Good reasons?  Bad reasons?  Should we make a list and divide them up?

I grew up in the church, and my experience in my own home church and in my college campus ministry led me to want to not only participate in a faith community, but to pastor them.  I go to church because I want to follow Jesus and I think we do that best when we figure it all out together.  I go to church because I believe God called me into ministry.

But I also go to church for a lot of other reasons.  I go to church because it’s what I learned to do as a kid.  I go to church because throughout my life, I have met good people there.  I go to church because I like the hymns.  I go to church because it looks pretty at Christmas.  I go to church because sometimes there are tasty potlucks.  Some Sundays, when it is early and dark and raining, I go to church simply because I don’t want to get fired.

I know people, furthermore, who came back to church after a long hiatus because they wanted their kids to have some sort of spiritual grounding, or because it was important to their significant other, who are now leaders in our congregation and, as far as I can tell, people of deep faith.

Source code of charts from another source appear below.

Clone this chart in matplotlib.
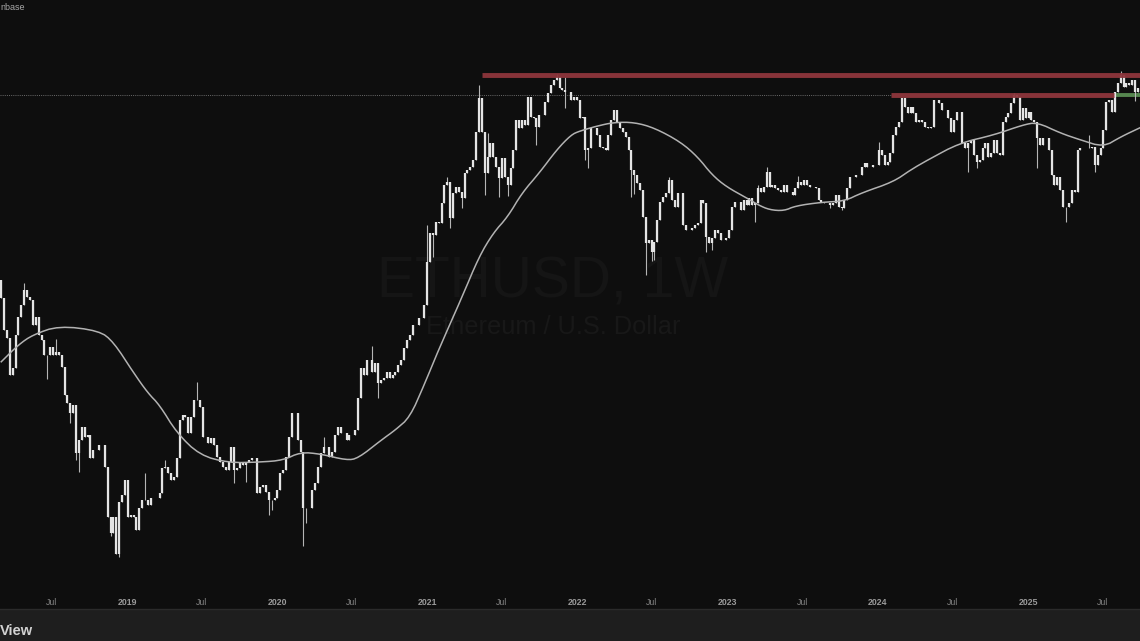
import numpy as np
import pandas as pd
import matplotlib
matplotlib.use("Agg")
import matplotlib.pyplot as plt
import matplotlib.dates as mdates

first_week = "2018-03-01"
first_open = 850
closes = [
729,556,520,380,403,533,621,688,781,735,717,580,621,533,511,450,450,482,450,462,
450,406,320,299,275,294,195,218,244,224,228,187,201,201,209,209,174,114,99,114,
83,129,137,156,114,116,114,102,123,131,131,126,133,134,134,139,172,174,165,156,
160,187,259,270,265,232,265,307,307,289,224,224,213,222,209,189,181,174,169,181,
206,169,172,179,177,181,184,187,187,139,146,149,141,131,131,133,143,165,169,189,
224,275,275,218,197,123,123,123,143,152,174,195,206,206,189,197,228,244,232,232,
218,228,228,238,312,403,380,431,431,390,420,355,364,371,390,371,380,390,413,431,
478,511,533,580,580,616,616,688,990,1265,1244,1389,1377,1632,1901,1950,1437,1776,1870,1790,
1702,2105,2158,2210,2349,2980,3970,2980,2105,2410,2710,2410,2210,2017,2390,2035,1901,2195,2557,3297,
3080,3297,3160,4010,3380,3340,3100,3440,3440,3840,4145,4436,4628,4750,4320,4252,4180,4180,3906,4010,
3906,3340,3380,2557,2600,3080,3080,2903,2620,2600,2557,2903,3297,3589,3240,3080,2980,2855,2557,2158,
2069,1933,1822,1450,1163,1193,1077,1173,1413,1650,1718,1776,1983,1674,1577,1776,1776,1354,1298,1298,
1320,1354,1377,1674,1632,1222,1163,1213,1298,1265,1193,1193,1213,1298,1577,1650,1650,1538,1674,1604,
1702,1604,1632,1850,1790,1870,2122,1870,1901,1850,1822,1790,1901,1790,1790,1746,1850,1950,1901,1983,
1901,1870,1870,1850,1674,1650,1632,1632,1604,1632,1746,1577,1560,1674,1850,2035,2035,2069,2069,2210,
2290,2210,2210,2252,2252,2557,2451,2252,2310,2490,2903,3100,3240,3970,3680,3500,3680,3500,3230,3297,
3240,3100,3080,3100,3906,3906,3800,3589,3589,3340,2980,3297,3530,3530,2710,2600,2710,2783,2451,2310,
2349,2600,2710,2410,2490,2783,2490,2451,3230,3380,3500,3800,4075,4010,3297,3650,3340,3530,3297,3240,
2830,2667,2830,2830,2557,2069,1901,2035,1822,1577,1577,1632,1822,1790,2557,2600,2600,2600,2600,2620,
2252,2451,2600,3029,3840,3906,3530,4180,4510,4828,4360,4510,4436,4628,4180,4320,
]
high_weeks = [8,19,50,57,68,112,129,148,155,166,169,193,196,232,263,266,277,305,352,378,389]
high_prices = [829,515,165,184,358,224,486,1354,2035,4436,2940,4868,4750,2035,1901,2210,2050,2737,4145,2903,4990]
low_weeks = [3,16,24,26,27,38,41,81,85,93,94,105,106,131,150,156,160,168,173,176,186,196,203,204,219,220,224,226,227,245,247,262,288,292,336,339,360,370,380,394]
low_prices = [380,367,252,184,166,97,81,152,153,116,121,89,108,312,1032,1320,1560,1746,1718,1735,2667,3650,2349,2195,1718,1760,887,1000,1007,1077,1090,1389,1560,1538,2122,2195,2195,1389,2122,3868]
ma_weeks = [0,6,11,20,34,39,46,51,55,61,69,79,90,98,104,111,120,124,132,137,142,147,152,160,166,171,176,181,187,193,198,201,207,213,220,227,236,242,247,252,259,263,267,272,276,285,293,299,310,316,322,333,345,355,360,368,375,383,389,396]
ma_prices = [424,490,533,575,552,502,386,325,294,232,192,180,181,184,197,194,184,187,218,238,265,349,470,729,1032,1265,1450,1776,2105,2557,2903,3000,3130,3230,3230,3080,2737,2410,2069,1870,1702,1604,1538,1525,1590,1640,1656,1776,1950,2158,2349,2710,2903,3160,3230,2950,2783,2620,2855,3095]
resistance_prices = [4828, 4075]
resistance_start_weeks = [167.0, 309.2]
resistance_end_weeks = [397.0, 386.6]
support_price = 4060
support_start_week = 387.2
dotted_price = 4075
x_tick_dates = ["2018-07-01","2019-01-01","2019-07-01","2020-01-01","2020-07-01","2021-01-01","2021-07-01","2022-01-01","2022-07-01","2023-01-01","2023-07-01","2024-01-01","2024-07-01","2025-01-01","2025-07-01"]
x_tick_labels = ["Jul","2019","Jul","2020","Jul","2021","Jul","2022","Jul","2023","Jul","2024","Jul","2025","Jul"]

BG = "#0e0e0e"
fig = plt.figure(figsize=(11.4, 6.41), dpi=100, facecolor="#1e1e1e")
ax = fig.add_axes([0, 32 / 641, 1, 609 / 641], facecolor=BG)
ax.set_yscale("log")
ax.set_ylim(52.1, 9115)
ax.set_xlim(mdates.date2num(pd.Timestamp("2018-02-26")), mdates.date2num(pd.Timestamp("2025-09-30")))

c = np.array(closes, float)
o = np.r_[first_open, c[:-1]]
h = np.maximum(o, c)
l = np.minimum(o, c)
for w, p in zip(high_weeks, high_prices):
    h[w] = max(h[w], p)
for w, p in zip(low_weeks, low_prices):
    l[w] = min(l[w], p)
t0 = mdates.date2num(pd.Timestamp(first_week))
week = lambda w: t0 + 7 * np.asarray(w, float)
x = week(np.arange(len(c)))


def rounded(px, py, passes=2):
    pts = np.column_stack([px, np.log(py)])
    for _ in range(passes):
        q = 0.75 * pts[:-1] + 0.25 * pts[1:]
        r = 0.25 * pts[:-1] + 0.75 * pts[1:]
        mid = np.empty((2 * len(q), 2))
        mid[0::2], mid[1::2] = q, r
        pts = np.vstack([pts[0], mid, pts[-1]])
    return pts[:, 0], np.exp(pts[:, 1])


ax.hlines(dotted_price, ax.get_xlim()[0], week(resistance_start_weeks[1]), color="#6a6a6a", lw=0.7, ls=(0, (1, 1.2)), zorder=1)
ax.text(0.485, 0.5355, "ETHUSD, 1W", transform=ax.transAxes, ha="center", va="center", color="#151515",
        fontsize=41, family="Liberation Sans", zorder=1)
ax.text(0.485, 0.4635, "Ethereum / U.S. Dollar", transform=ax.transAxes, ha="center", va="center", color="#181818",
        fontsize=18.3, family="Liberation Sans", zorder=1)

ax.vlines(x, l, h, color="#b5b5b5", lw=0.8, zorder=3)
ax.vlines(x, np.minimum(o, c), np.maximum(o, c), color="#e4e4e4", lw=1.6, zorder=3)
mx, my = rounded(week(ma_weeks), np.array(ma_prices, float))
ax.plot(mx, my, color="#b2b2b2", lw=1.1, zorder=4)

ax.hlines(resistance_prices, week(resistance_start_weeks), week(resistance_end_weeks), color="#8e363c", lw=3.5, zorder=5, alpha=0.95)
ax.hlines(support_price, week(support_start_week), ax.get_xlim()[1], color="#55864f", lw=2.8, zorder=2)

ax.set_xticks(mdates.date2num(pd.to_datetime(x_tick_dates)))
ax.set_xticklabels(x_tick_labels)
ax.tick_params(axis="x", length=0, pad=-8, labelsize=6.3, labelcolor="#858585")
for lab, txt in zip(ax.get_xticklabels(), x_tick_labels):
    lab.set_family("Liberation Sans")
    if txt != "Jul":
        lab.set_fontweight("bold")
        lab.set_color("#9a9a9a")
ax.yaxis.set_major_locator(plt.NullLocator())
ax.yaxis.set_minor_locator(plt.NullLocator())
for s in ax.spines.values():
    s.set_visible(False)
ax.spines["bottom"].set_visible(True)
ax.spines["bottom"].set_color("#2b2b2b")
ax.spines["bottom"].set_linewidth(1)

fig.text(0, 1 - 8 / 641, "nbase", color="#a8a8a8", fontsize=6.5, va="center", ha="left", family="Liberation Sans")
fig.text(0, 1 - 631 / 641, "View", color="#d2d2d2", fontsize=10.5, fontweight="bold", va="center", ha="left", family="Liberation Sans")

fig.savefig("out.png", dpi=100, facecolor=fig.get_facecolor())
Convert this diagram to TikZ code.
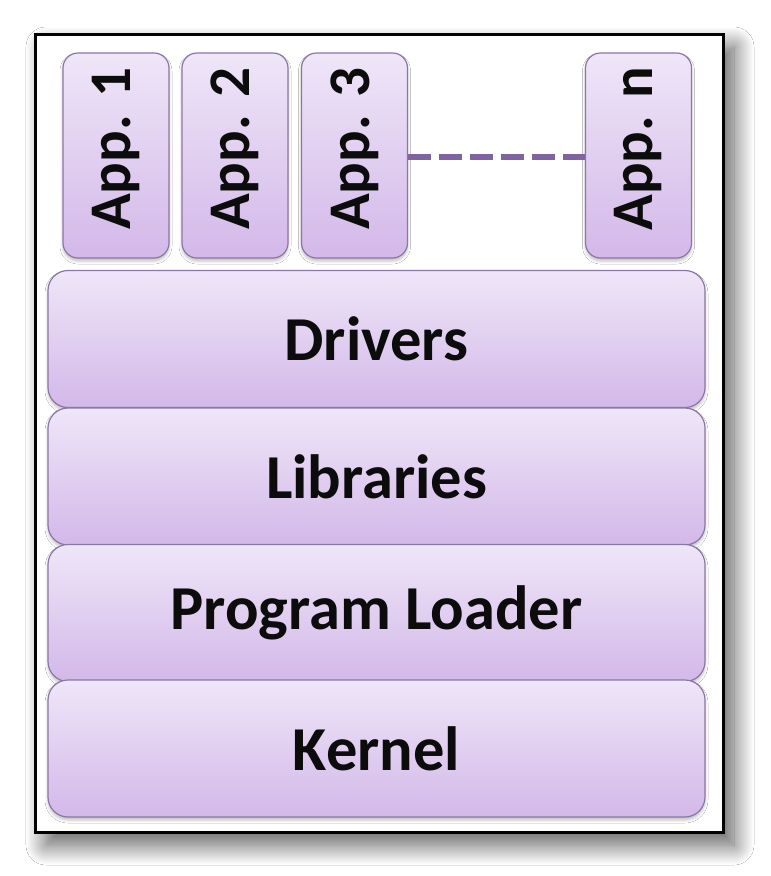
\documentclass[tikz,border=0pt]{standalone}
\usepackage{fontspec}
\setmainfont{Carlito}
\usetikzlibrary{shadows.blur}
\definecolor{boxtop}{RGB}{239,230,248}
\definecolor{boxbot}{RGB}{211,184,233}
\definecolor{boxline}{RGB}{140,118,166}
\definecolor{dashpurple}{RGB}{128,100,162}
\definecolor{txt}{RGB}{12,12,12}
\tikzset{
  layerbox/.style={draw=boxline, line width=1.2pt, rounded corners=20pt,
    top color=boxtop, bottom color=boxbot, minimum width=657pt, minimum height=137pt,
    inner sep=0pt, text=txt, font=\bfseries\fontsize{62.5}{72}\selectfont,
    blur shadow={shadow xshift=0pt, shadow yshift=-3pt, shadow blur radius=3pt, shadow opacity=25}},
  appbox/.style={draw=boxline, line width=1.2pt, rounded corners=15pt,
    top color=boxtop, bottom color=boxbot, minimum width=106pt, minimum height=205pt,
    inner sep=0pt, text=txt, font=\bfseries\fontsize{59}{68}\selectfont,
    blur shadow={shadow xshift=0pt, shadow yshift=-3pt, shadow blur radius=3pt, shadow opacity=25}},
  framebox/.style={draw=black, line width=3pt, fill=white,
    blur shadow={shadow xshift=11pt, shadow yshift=-13pt, shadow blur radius=20pt, shadow blur steps=30, shadow opacity=65}},
  dots/.style={draw=dashpurple, line width=5.5pt, dash pattern=on 23pt off 8pt}
}
\newcommand{\applabel}[1]{\rotatebox{90}{\hspace*{14pt}#1}}
\begin{document}
\begin{tikzpicture}[x=1pt, y=-1pt]
\useasboundingbox (0,0) rectangle (771,876);
\fill[white] (0,0) rectangle (771,876);
\node[framebox, minimum width=688pt, minimum height=798pt, inner sep=0pt] (frame) at (379,433) {};
\node[appbox] (app1) at (116,155.5) {\applabel{App. 1}};
\node[appbox] (app2) at (235,155.5) {\applabel{App. 2}};
\node[appbox] (app3) at (354.5,155.5) {\applabel{App. 3}};
\node[appbox] (appn) at (638.5,155.5) {\applabel{App. n}};
\draw[dots] (app3.east |- 0,157) -- (appn.west |- 0,157);
\node[layerbox] (drivers) at (376.5,339) {Drivers};
\node[layerbox] (libs) at (376.5,476.5) {Libraries};
\node[layerbox] (loader) at (376.5,613) {Program Loader};
\node[layerbox] (kernel) at (376.5,748.5) {Kernel};
\end{tikzpicture}
\end{document}
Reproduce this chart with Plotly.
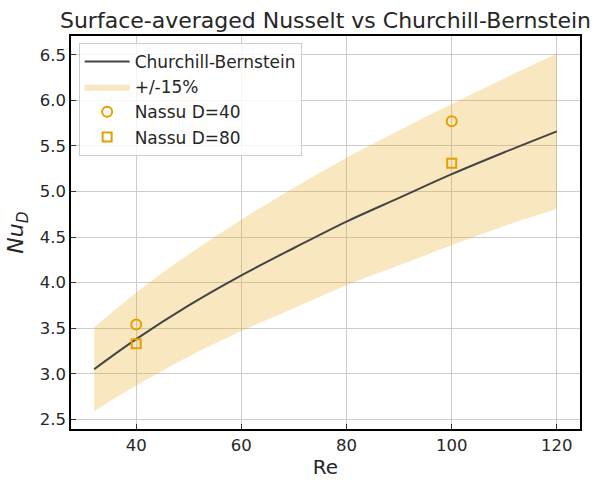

At any church, people are there for a million different reasons, “good” reasons and “bad” reasons that are inextricable from each other, reasons that change over time.  And as far as I’m concerned, Jesus doesn’t have a tally sheet marking off each person’s reasons for coming that day and determining whether they are valid or invalid.  Jesus says, “Come on over.”  Just like he did to the people who found themselves hanging around him in first century Palestine—people who needed healing, people who needed food, people who needed a refill on the wine, people who wanted to watch a miracle, people who needed affirmation, people looking for adventure, people who were curious, people who were suspicious.

Is Obama a sincere Christian?  Who knows?  Am I?  If I had to guess, I’d guess Obama calls himself a Christian for a mix of reasons that are personal, spiritual, social, and political.  And if that mix of reasons isn’t valid, then whose mix of reasons is?